You have been shown the texts of the creeds in question in this very thread. Why do you persist in spreading falsehoods about their content?
Please either point out
where the Nicene, Apostles, or Pseudo-Athanasian creeds teach us to worship the Theotokos or stop insisting that they say something that they do not say. You cannot simply keep repeating lies about texts that are
known and available and have been posted in this very thread as though it is not possible to definitively say that they do or do not teach something.
At the level at which you continuously write negatively about the creeds on account of something that they do not say, the issue is not whether you agree with them or think them to be useful, but what they actually say versus what you have several times erroneously claimed that they say. They would still say the same things regardless of your (or anyone's) reaction to them. It's about
the actual texts, not what you or I or anyone thinks about them. I don't need to be a Muslim to accurately quote from the Qur'an, or a Hindu to accurately quote from the Upanishads. Please maintain the same level of intellectual honesty concerning the creeds of the major Christian churches.
Well, from the Orthodox point of view the Nicene Creed in its Niceno-Constantinopolitan form (from 381) is the only real creed we have as an entire Church. There are more 'local' creeds (like that which the Armenians have used for centuries, which is more like an intermediate form between the 325 and 381 versions, likely attributable to St. Epiphanius of Salamis and a synod he attended in Jerusalem in the 360s), but in terms of something that
every Christian of
every Church can agree on and recognize, the Nicene Creed is it.
That being said, not everyone is Orthodox, so of course the historical reality of these other creeds such as that of the Apostles or that which is pseudoepigraphically attributed to HH St. Athanasius the Apostolic should not be denied, even if we don't personally make use of them. Again, it's not about us, it's about what they say. If they are acceptable within whatever traditions may use them, then they are to form the basis of those traditions. Since I am not from those traditions, I will refrain from commenting.
I will say, however, that any such 'primitivists', be they Baptist or of any other variety, may not actively teach or recite the Creed, and may tout themselves as 'non-creedal', as many varieties of Christianity (as well as Christianity-based parasitic religions, such as Mormonism) do, but their theology itself will tell where they are. This is how we can and do still recognize many of the 'low church' varieties of Protestantism as being in Christian in some sense: they may not recognize the historical streams from which they came (and primitivism, like many similar movements, definitely has it roots that extend beyond the foundation of any one group, no matter if they are independent and 'non-creedal'), but if the theology is solid in its very basics (the very things which the Creed has outlined over 1,600 years ago), then okay. Would it be better for them to recite the Creed, and to study it, and to have a firmer sense of the historicity of Christianity? Yes, I think so. I think everyone can benefit from that. This is part of the reason why we study the fathers and mothers of our faith, because they have much to teach us. But again, the theology itself is the key, not whether or not they can tell anything about how it came to be (even if it could be edifying if they would commit themselves to doing so).

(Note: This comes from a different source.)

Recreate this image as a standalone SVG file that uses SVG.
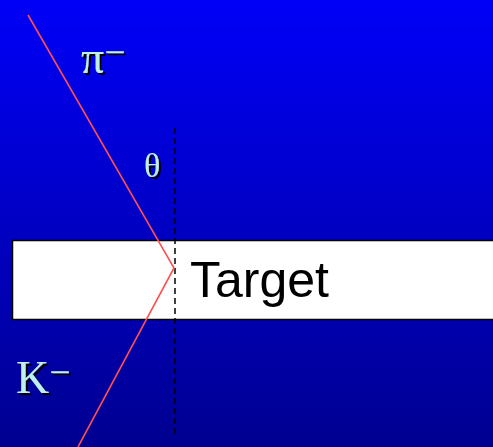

The average peasant in Upper Egypt or Sudan or Romania or wherever may not know much of anything
beyond the Creed, and may not be able to say much about it beyond pointing out that they recite it several times during the liturgy in their church and in private worship (the Copt will likely keep at least the morning and evening of the daily hours, as the vast majority of Egyptians are Orthodox, and that is our common practice; these include several recitations of the Creed such that probably everyone knows it by heart. I
almost know it in Arabic by now, and that's my fourth language which I only ever get to use in Church, so you can get a sense that for those who recite it multiple times a day it's pretty well stuck in there), but that does not matter. You don't need to be a history professor or a monk to be able to affirm the Creed. That's why it was written to begin with: to be a basic statement of the outline/boundary/foundation of the Christian faith, such that those who claim that faith but would not affirm it show themselves to be something other than what they say they are. (Specifically, it was written to refute the Arian heresy which had captured much of the world by that point.)
That is why not affirming the Creed would amount to teaching heresy -- because any theology that is outside of its bounds must either be speculative (and kept at that level; what the Greeks call
theologoumena, a theological opinion on some non-doctrinal matter), should it concern those matters which are not addressed by the Creed (e.g., certain...
aspects of Christology...
), or in contradiction to it and to be rejected. This is precisely how we keep from being in the mess that is described in this thread where nobody knows what they are to believe, and instead are taken this way or that way in their individual opinions that they picked up from God knows where, to the point of denying the resurrection and all kinds of other insanity. No. That is not acceptable. Our fathers decided this so many centuries ago.
Any who will not confess the Creed are therefore anathema, or outside of the Church and the faith as defended and preached by bishops over the entire world.